Conlon panicked after the police dispatcher told her about the shooting and the search for a man who ran from the bar. Were her windows and doors locked? she wondered.
At 4 a.m., Conlon, mother of a 2-year-old, called police again. She told them her husband, whose job is exercising horses, was leaving for work and should not be mistaken for the wanted man.
Later that morning, when Bob Hatfield’s son-in-law, Mitch Schwartz, arrived to open the hardware store, there was still blood on the sidewalk.
Schwartz and his wife, Susan, live in Tel Aviv but were in Sierra Madre visiting family. Citing the violence in Israel, they said, most friends and relatives were trying to dissuade them from returning.
The couple had just returned from Las Vegas, where there had also been a shooting. That had not surprised them, but now, a homicide in Sierra Madre, where Susan had grown up?
Word of the shooting spread quickly.
Arlene Decker Jones, 77, heard about the incident the way most people did--through telephone calls with friends. One friend phoned and complained about the noise from the helicopters. Jones phoned another friend, who told her about the killing.

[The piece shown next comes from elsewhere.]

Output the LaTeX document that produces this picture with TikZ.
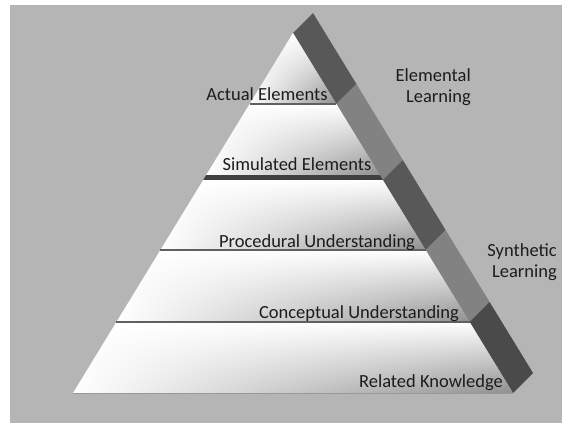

“ ‘No, not here, not Sierra Madre,’ ” Jones recalls saying.
Jan Reed, former editor of a town newspaper, heard the police helicopter as she went to bed. When she awoke later in the morning and still heard the helicopter, she figured something had gone awry in Pasadena. A local reporter phoned Reed, 73, around 9 a.m. to ask about the shooting.

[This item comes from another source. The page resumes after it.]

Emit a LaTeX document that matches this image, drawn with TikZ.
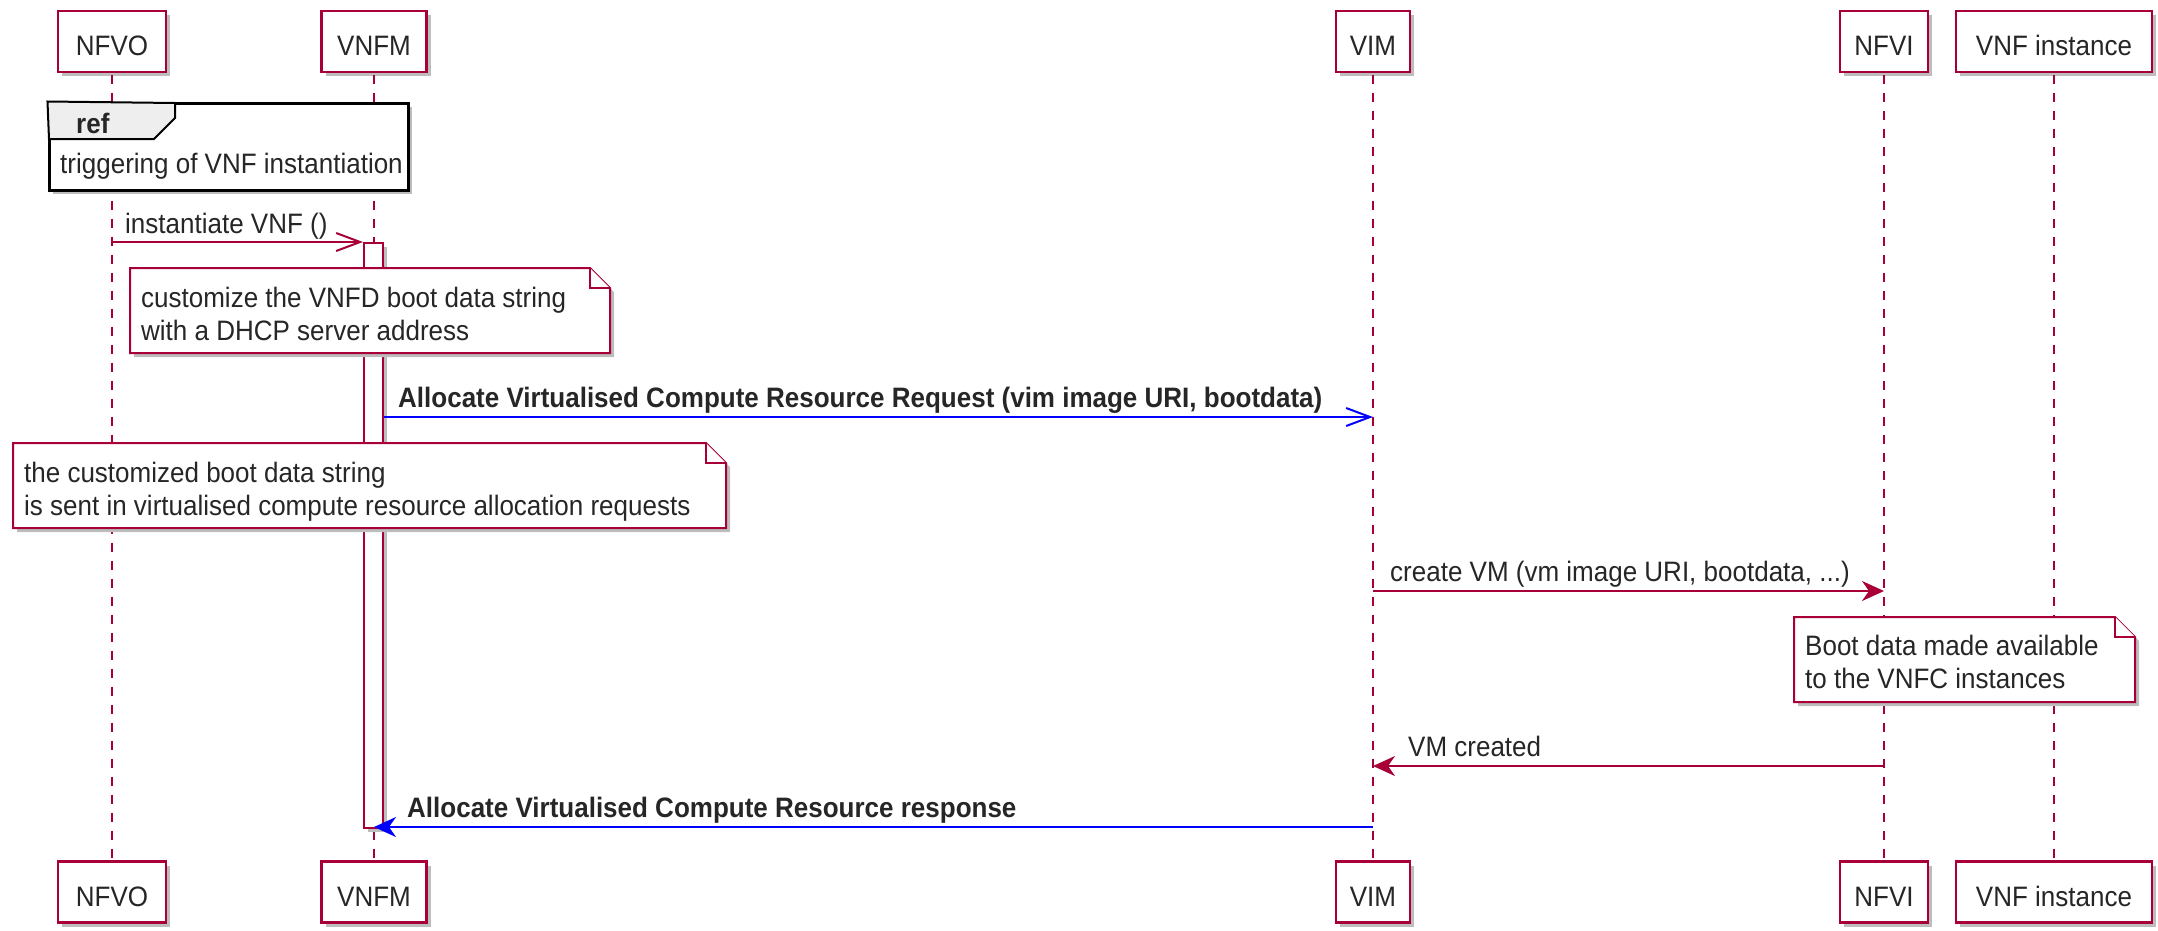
\documentclass[tikz,border=0pt]{standalone}
\usepackage{fontspec}
\setmainfont{Liberation Sans}
\usetikzlibrary{arrows.meta,shadows}
\definecolor{pumlred}{HTML}{A80036}
\definecolor{pumlblue}{HTML}{0000FF}
\definecolor{tabgray}{HTML}{EEEEEE}
\definecolor{shadowgray}{HTML}{BDBDBD}
\newcommand\tx[1]{\scalebox{1}[1.08]{#1}}
\newcommand\pumlnote[5]{% name, x1, y1, x2, y2
  \fill[shadowgray,shift={(4,4)}] (#2,#3) -- ({#4-20},#3) -- (#4,{#3+20}) -- (#4,#5) -- (#2,#5) -- cycle;
  \draw[notebox] (#2,#3) -- ({#4-20},#3) -- (#4,{#3+20}) -- (#4,#5) -- (#2,#5) -- cycle;
  \draw[notebox] ({#4-20},#3) -- ({#4-20},{#3+20}) -- (#4,{#3+20});
  \coordinate (#1) at (#2,#3);
}
\begin{document}
\begin{tikzpicture}[x=1pt,y=-1pt,
  every node/.style={font=\fontsize{26}{31}\selectfont, inner sep=0pt, text=black!85},
  shad/.style={drop shadow={shadow xshift=4pt,shadow yshift=-4pt,fill=shadowgray,opacity=1}},
  part/.style={draw=pumlred, line width=2.5pt, fill=white, minimum height=61pt, shad, text height=28pt, text depth=0pt},
  life/.style={draw=pumlred, line width=1.6pt, dash pattern=on 9pt off 9pt},
  notebox/.style={draw=pumlred, line width=2pt, fill=white, line join=miter},
  msgred/.style={draw=pumlred, line width=2pt},
  msgblue/.style={draw=pumlblue, line width=2pt},
  openhead/.style={-{Straight Barb[length=24pt,width=18pt]}},
  fillhead/.style={-{Stealth[length=22pt,width=20pt,inset=7pt]}},
  lbl/.style={anchor=base west},
  blbl/.style={anchor=base west, font=\fontsize{26}{31}\selectfont\bfseries}
]
\useasboundingbox (0,0) rectangle (2158,930);

% participants
\node[part, minimum width=108pt] (nfvoT) at (112,41.5) {\tx{NFVO}};
\node[part, minimum width=105pt] (vnfmT) at (374,41.5) {\tx{VNFM}};
\node[part, minimum width=74pt]  (vimT)  at (1373,41.5) {\tx{VIM}};
\node[part, minimum width=88pt]  (nfviT) at (1884,41.5) {\tx{NFVI}};
\node[part, minimum width=196pt] (vnfiT) at (2054,41.5) {\tx{VNF instance}};

\node[part, minimum width=108pt] (nfvoB) at (112,892) {\tx{NFVO}};
\node[part, minimum width=105pt] (vnfmB) at (374,892) {\tx{VNFM}};
\node[part, minimum width=74pt]  (vimB)  at (1373,892) {\tx{VIM}};
\node[part, minimum width=88pt]  (nfviB) at (1884,892) {\tx{NFVI}};
\node[part, minimum width=196pt] (vnfiB) at (2054,892) {\tx{VNF instance}};

% lifelines
\draw[life] ([yshift=-1.25pt]nfvoT.south) -- (nfvoB.north);
\draw[life] ([yshift=-1.25pt]vnfmT.south) -- (vnfmB.north);
\draw[life] ([yshift=-1.25pt]vimT.south) -- (vimB.north);
\draw[life] ([yshift=-1.25pt]nfviT.south) -- (nfviB.north);
\draw[life] ([yshift=-1.25pt]vnfiT.south) -- (vnfiB.north);

% ref frame
\node[draw=black, line width=3pt, fill=white, shad, minimum width=359pt, minimum height=87pt] (ref) at (228.5,146.5) {};
\filldraw[fill=tabgray, draw=black, line width=2pt] (ref.north west) -- (175,103) -- (175,118) -- (154,139) -- (49,139) -- cycle;
\node[anchor=base west, font=\fontsize{26}{31}\selectfont\bfseries] (reflbl) at (76,133) {\tx{ref}};
\node[anchor=base] (reftxt) at (231.5,173) {\tx{triggering of VNF instantiation}};

% activation bar
\node[draw=pumlred, line width=2pt, fill=white, shad, minimum width=19pt, minimum height=585pt] (act) at (373.5,535.5) {};

% notes
\pumlnote{n1}{130}{268}{610}{353}
\node[lbl] (n1a) at (141,307) {\tx{customize the VNFD boot data string}};
\node[lbl] (n1b) at (141,340) {\tx{with a DHCP server address}};

\pumlnote{n2}{13}{443}{726}{528}
\node[lbl] (n2a) at (24,482) {\tx{the customized boot data string}};
\node[lbl] (n2b) at (24,515) {\tx{is sent in virtualised compute resource allocation requests}};

\pumlnote{n3}{1794}{617}{2135}{702}
\node[lbl] (n3a) at (1805,655) {\tx{Boot data made available}};
\node[lbl] (n3b) at (1805,688) {\tx{to the VNFC instances}};

% message rows
\coordinate (m2) at (0,417);
\coordinate (m3) at (0,591);
\coordinate (m4) at (0,766);
\coordinate (m5) at (0,827);

% messages
\draw[msgred, openhead] (nfvoT |- act.north west) -- (act.north west);
\node[lbl] (l1) at (125,233) {\tx{instantiate VNF ()}};

\draw[msgblue, openhead] (act.east |- m2) -- (vimT |- m2);
\node[blbl] (l2) at (398,407) {\tx{Allocate Virtualised Compute Resource Request (vim image URI, bootdata)}};

\draw[msgred, fillhead] (vimT |- m3) -- (nfviT |- m3);
\node[lbl] (l3) at (1390,581) {\tx{create VM (vm image URI, bootdata, ...)}};

\draw[msgred, fillhead] (nfviT |- m4) -- (vimT |- m4);
\node[lbl] (l4) at (1408,756) {\tx{VM created}};

\draw[msgblue, fillhead] (vimT |- m5) -- (vnfmT |- m5);
\node[blbl] (l5) at (407,817) {\tx{Allocate Virtualised Compute Resource response}};
\end{tikzpicture}
\end{document}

Reed--propelled by curiosity--grabbed her camera, jumped into her pickup truck and drove to the crime scene.
No ma’am, an officer told her, she could not come inside the yellow police tape to take pictures.
Reed had one question: Was George OK? Yes, she was told. She said Lopez had catered her daughter’s wedding and she had always liked him.
Later, Reed explained, most people found it reassuring that neither the shooter nor the victim was from Sierra Madre. “Everyone will say, ‘It was someone outside our town,’ ” Reed said. “A Sierra Madran didn’t shoot a Sierra Madran.”
That was small consolation, said the mayor.
“Reality hit home that morning, that we are a town like any other,” Hayes said, “and bad things happen.”